### [Recorded information]
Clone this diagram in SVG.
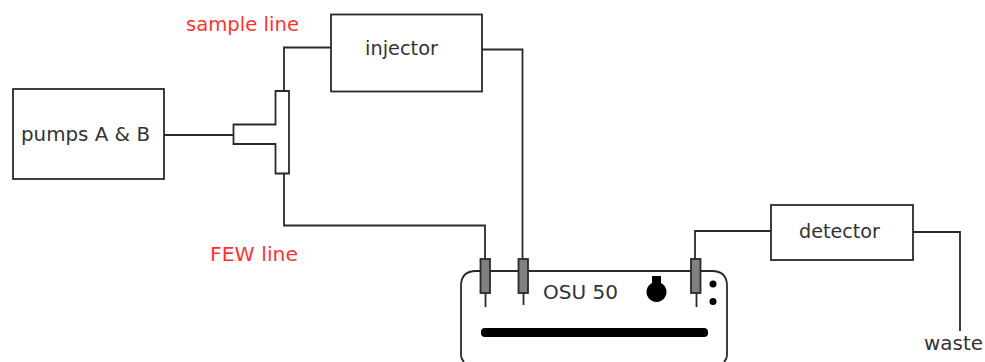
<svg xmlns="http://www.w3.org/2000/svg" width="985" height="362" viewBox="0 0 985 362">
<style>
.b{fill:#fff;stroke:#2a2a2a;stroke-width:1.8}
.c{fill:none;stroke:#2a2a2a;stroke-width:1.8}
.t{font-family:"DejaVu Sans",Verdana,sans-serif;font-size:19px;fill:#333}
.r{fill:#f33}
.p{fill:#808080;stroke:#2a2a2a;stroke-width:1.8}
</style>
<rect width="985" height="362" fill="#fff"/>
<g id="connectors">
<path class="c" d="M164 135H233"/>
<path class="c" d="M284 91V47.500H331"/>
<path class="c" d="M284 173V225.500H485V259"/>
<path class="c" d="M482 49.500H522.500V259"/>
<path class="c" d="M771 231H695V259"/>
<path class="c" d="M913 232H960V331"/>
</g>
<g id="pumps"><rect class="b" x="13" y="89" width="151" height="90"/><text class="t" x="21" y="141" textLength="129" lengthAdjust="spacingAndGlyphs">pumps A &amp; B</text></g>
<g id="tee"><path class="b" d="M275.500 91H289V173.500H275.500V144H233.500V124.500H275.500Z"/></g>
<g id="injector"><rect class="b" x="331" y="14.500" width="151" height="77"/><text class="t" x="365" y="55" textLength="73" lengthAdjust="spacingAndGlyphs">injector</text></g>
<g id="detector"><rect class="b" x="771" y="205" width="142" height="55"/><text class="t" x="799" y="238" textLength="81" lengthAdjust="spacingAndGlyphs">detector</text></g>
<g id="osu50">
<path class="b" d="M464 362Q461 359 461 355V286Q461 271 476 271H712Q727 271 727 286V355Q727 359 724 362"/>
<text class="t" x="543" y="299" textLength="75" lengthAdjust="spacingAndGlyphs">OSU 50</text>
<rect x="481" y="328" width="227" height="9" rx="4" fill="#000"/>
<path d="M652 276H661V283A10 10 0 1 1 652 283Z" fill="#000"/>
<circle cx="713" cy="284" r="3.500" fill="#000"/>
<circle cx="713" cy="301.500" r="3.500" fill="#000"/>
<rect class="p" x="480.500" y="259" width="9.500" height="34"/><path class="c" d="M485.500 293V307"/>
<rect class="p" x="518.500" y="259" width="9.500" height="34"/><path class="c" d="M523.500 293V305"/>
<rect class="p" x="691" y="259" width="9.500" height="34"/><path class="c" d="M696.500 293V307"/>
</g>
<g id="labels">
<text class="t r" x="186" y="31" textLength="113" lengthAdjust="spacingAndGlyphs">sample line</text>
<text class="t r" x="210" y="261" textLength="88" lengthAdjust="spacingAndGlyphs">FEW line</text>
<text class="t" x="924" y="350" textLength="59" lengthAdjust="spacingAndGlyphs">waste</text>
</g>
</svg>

### [What to do]
Reproduce the listing exactly. Leave its pictures out.

### [Answer below]
Clone this diagram in SVG.
<svg xmlns="http://www.w3.org/2000/svg" width="985" height="362" viewBox="0 0 985 362">
<style>
.b{fill:#fff;stroke:#2a2a2a;stroke-width:1.8}
.c{fill:none;stroke:#2a2a2a;stroke-width:1.8}
.t{font-family:"DejaVu Sans",Verdana,sans-serif;font-size:19px;fill:#333}
.r{fill:#f33}
.p{fill:#808080;stroke:#2a2a2a;stroke-width:1.8}
</style>
<rect width="985" height="362" fill="#fff"/>
<g id="connectors">
<path class="c" d="M164 135H233"/>
<path class="c" d="M284 91V47.500H331"/>
<path class="c" d="M284 173V225.500H485V259"/>
<path class="c" d="M482 49.500H522.500V259"/>
<path class="c" d="M771 231H695V259"/>
<path class="c" d="M913 232H960V331"/>
</g>
<g id="pumps"><rect class="b" x="13" y="89" width="151" height="90"/><text class="t" x="21" y="141" textLength="129" lengthAdjust="spacingAndGlyphs">pumps A &amp; B</text></g>
<g id="tee"><path class="b" d="M275.500 91H289V173.500H275.500V144H233.500V124.500H275.500Z"/></g>
<g id="injector"><rect class="b" x="331" y="14.500" width="151" height="77"/><text class="t" x="365" y="55" textLength="73" lengthAdjust="spacingAndGlyphs">injector</text></g>
<g id="detector"><rect class="b" x="771" y="205" width="142" height="55"/><text class="t" x="799" y="238" textLength="81" lengthAdjust="spacingAndGlyphs">detector</text></g>
<g id="osu50">
<path class="b" d="M464 362Q461 359 461 355V286Q461 271 476 271H712Q727 271 727 286V355Q727 359 724 362"/>
<text class="t" x="543" y="299" textLength="75" lengthAdjust="spacingAndGlyphs">OSU 50</text>
<rect x="481" y="328" width="227" height="9" rx="4" fill="#000"/>
<path d="M652 276H661V283A10 10 0 1 1 652 283Z" fill="#000"/>
<circle cx="713" cy="284" r="3.500" fill="#000"/>
<circle cx="713" cy="301.500" r="3.500" fill="#000"/>
<rect class="p" x="480.500" y="259" width="9.500" height="34"/><path class="c" d="M485.500 293V307"/>
<rect class="p" x="518.500" y="259" width="9.500" height="34"/><path class="c" d="M523.500 293V305"/>
<rect class="p" x="691" y="259" width="9.500" height="34"/><path class="c" d="M696.500 293V307"/>
</g>
<g id="labels">
<text class="t r" x="186" y="31" textLength="113" lengthAdjust="spacingAndGlyphs">sample line</text>
<text class="t r" x="210" y="261" textLength="88" lengthAdjust="spacingAndGlyphs">FEW line</text>
<text class="t" x="924" y="350" textLength="59" lengthAdjust="spacingAndGlyphs">waste</text>
</g>
</svg>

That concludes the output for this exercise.